Только «Мятеж», он один.

Иду в «Октябрь»[45]

14 сентября

 

Давно ощущал потребность прикоснуться к организованной литературной братии. Вернее работа. И строже. Критически станешь подходить к себе – скорей выдрессируют, как надо и как не надо писать. И – круг близко знакомых литераторов. А то, по существу, нет никого.

Приходишь, бывало, в иную редакцию – чужак чужаком.

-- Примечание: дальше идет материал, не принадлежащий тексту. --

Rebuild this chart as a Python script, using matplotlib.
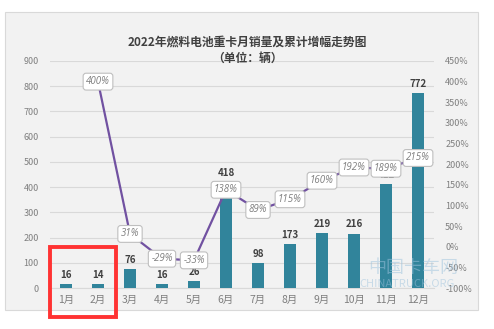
import matplotlib.pyplot as plt, numpy as np
from matplotlib.patches import Rectangle

plt.rcParams['font.family'] = ['Noto Sans CJK SC', 'DejaVu Sans']

# Data
months = ['1月', '2月', '3月', '4月', '5月', '6月', '7月', '8月', '9月', '10月', '11月', '12月']
sales = [16, 14, 76, 16, 26, 418, 98, 173, 219, 216, 412, 772]
growth_months = months[1:]
growth = [400, 31, -29, -33, 138, 89, 115, 160, 192, 189, 215]  # %

W, H = 494, 329
fig = plt.figure(figsize=(W/100, H/100), dpi=100)

# Chart area background
fig.patches.append(Rectangle((5/W, 1-310/H), 473/W, 298/H, transform=fig.transFigure,
                             facecolor='#f2f2f2', edgecolor='#d9d9d9', lw=0.8, zorder=-5))

ax = fig.add_axes([50/W, 1-288/H, 384/W, 227/H])
ax.set_facecolor('none')
x = np.arange(len(months))
ax.bar(x, sales, width=0.4, color='#31849b', zorder=3)
ax.set_xlim(-0.5, len(months)-0.5)
ax.set_ylim(0, 900)
ax.set_yticks(range(0, 901, 100))
ax.set_xticks(x)
ax.set_xticklabels(months)
ax.grid(axis='y', color='#d9d9d9', lw=0.8, zorder=0)
for s in ax.spines.values():
    s.set_visible(False)
ax.spines['bottom'].set_visible(True)
ax.spines['bottom'].set_color('#d9d9d9')
ax.tick_params(length=0, labelsize=6.5, labelcolor='#7f7f7f', pad=8)
ax.tick_params(axis='x', labelsize=7.5, pad=5)
for xi, v in zip(x, sales):
    ax.annotate(str(v), (xi, v), xytext=(0, 3), textcoords='offset points',
                ha='center', va='bottom', fontsize=7, fontweight='bold', color='#404040')

ax2 = ax.twinx()
ax2.set_ylim(-100, 450)
ax2.set_yticks(range(-100, 451, 50))
ax2.set_yticklabels([f'{t}%' for t in range(-100, 451, 50)])
for s in ax2.spines.values():
    s.set_visible(False)
ax2.tick_params(length=0, labelsize=6.5, labelcolor='#7f7f7f', pad=8)
gx = x[1:]
ax2.plot(gx, growth, color='#7151a1', lw=1.6, zorder=4)
for xi, g in zip(gx, growth):
    ax2.text(xi, g, f'{g}%', ha='center', va='center', fontsize=7, style='italic',
             family=['Open Sans', 'DejaVu Sans'], color='#7f7f7f', zorder=5,
             bbox=dict(boxstyle='round,pad=0.3,rounding_size=0.3', fc='white', ec='#bfbfbf', lw=0.8))

fig.text(0.5, 1-42/H, '2022年燃料电池重卡月销量及累计增幅走势图', ha='center', va='center',
         fontsize=8.5, fontweight='bold', color='#404040')
fig.text(0.5, 1-58/H, '（单位：辆）', ha='center', va='center',
         fontsize=8.5, fontweight='bold', color='#404040')

# Watermark
fig.text(458/W, 1-268/H, '中国卡车网', ha='right', va='center', fontsize=13,
         color='#9ec3dd', alpha=0.5)
fig.text(455/W, 1-284/H, 'CHINATRUCK.ORG', ha='right', va='center', fontsize=8,
         color='#9ec3dd', alpha=0.5)

# Red highlight box
fig.patches.append(Rectangle((49.5/W, 1-316.5/H), 66/W, 70/H, transform=fig.transFigure,
                             facecolor='none', edgecolor='#ff3333', lw=2.8, zorder=10))

fig.savefig('out.png', dpi=100)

След(овательно), и в отношении быстроты помещения материала – удобно. А удобство этого рода – большое дело… Итак – в «Октябрь». Почему сюда? Платформа ближе, чем где-либо. Воспрещается сотрудничество в «Кр(асной) нови», «Ниве», «Огоньке»… Это крепко суживает поле литературной деятельности. Но с этим надо помириться. Думаю – правда, не разбираясь в вопросе серьезно, – думаю, что следовало бы не убегать от этих журналов, не предоставлять их чужой лаборатории, а, наоборот, завоевывать, в чем они еще не завоеваны, – и сделать своими.

Убежать от чего-либо – дело самое наилегчайшее. Для победы нужно не бегство, а завоевание. Полагаю, что этот вопрос в дальнейшем каким-то образом должен будет подняться во весь рост.

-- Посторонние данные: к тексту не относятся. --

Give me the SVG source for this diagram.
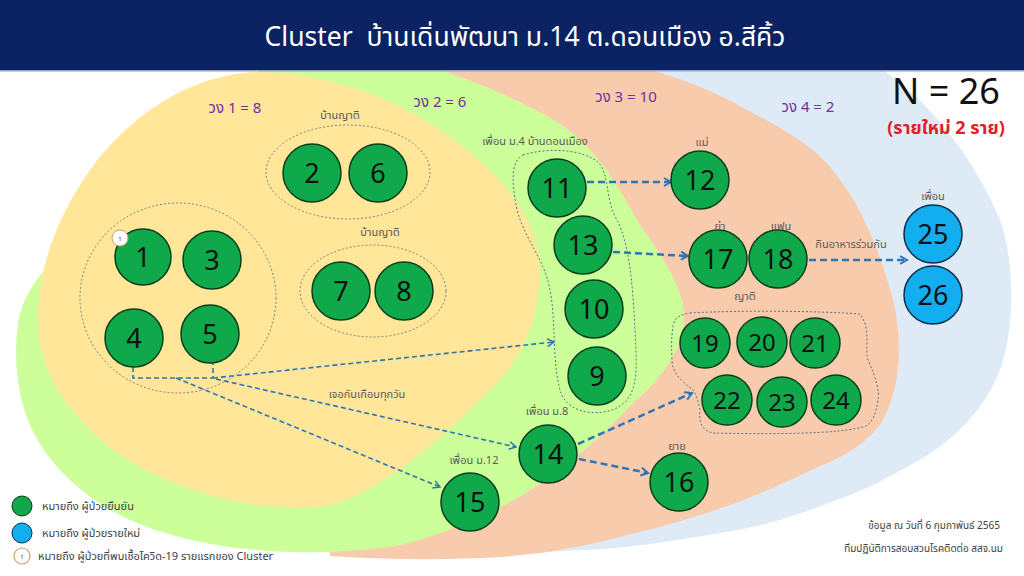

Иду в «Октябрь» с радостью и надеждами. И с опасением: не оказаться бы там малым из малых, одним из самых жалких пасынков литературного кружка. Эх, работать бы побольше над своими повестями и книжками – ей-ей, раз в 18 они были бы лучше. Некогда. И еще денег нет. Нужда грызет. А на хозяйственную работу идти неохота – с литературного пути не уйду, пока не сгонят обстоятельства.

39Мещеряков Н. Л. (1865–1942) – профессиональный революционер, в то время руководитель Госиздата.
40Иорданский Н. И. (1876–1928) – советский государственный деятель, дипломат, в то время член правления Госиздата.
41Этак говорил с Р. и Ш. – сотрудники Истпарта Розен и Штейман (предположительно).
42Мещерякамбы – так Фурманов шутливо называл Мещерякова Н. Л.
43…до поступления моего на работу… – в это время Фурманов переходил на работу в Госиздат.
44«Молодежь» – вариант названия повести «В восемнадцатом году».
45Иду в «Октябрь» – «Октябрь» – литературная группа, отколовшаяся от «Кузницы», послужила основой РАПП. Издавала журнал «Октябрь», который с 1925 г. стал органом РАПП.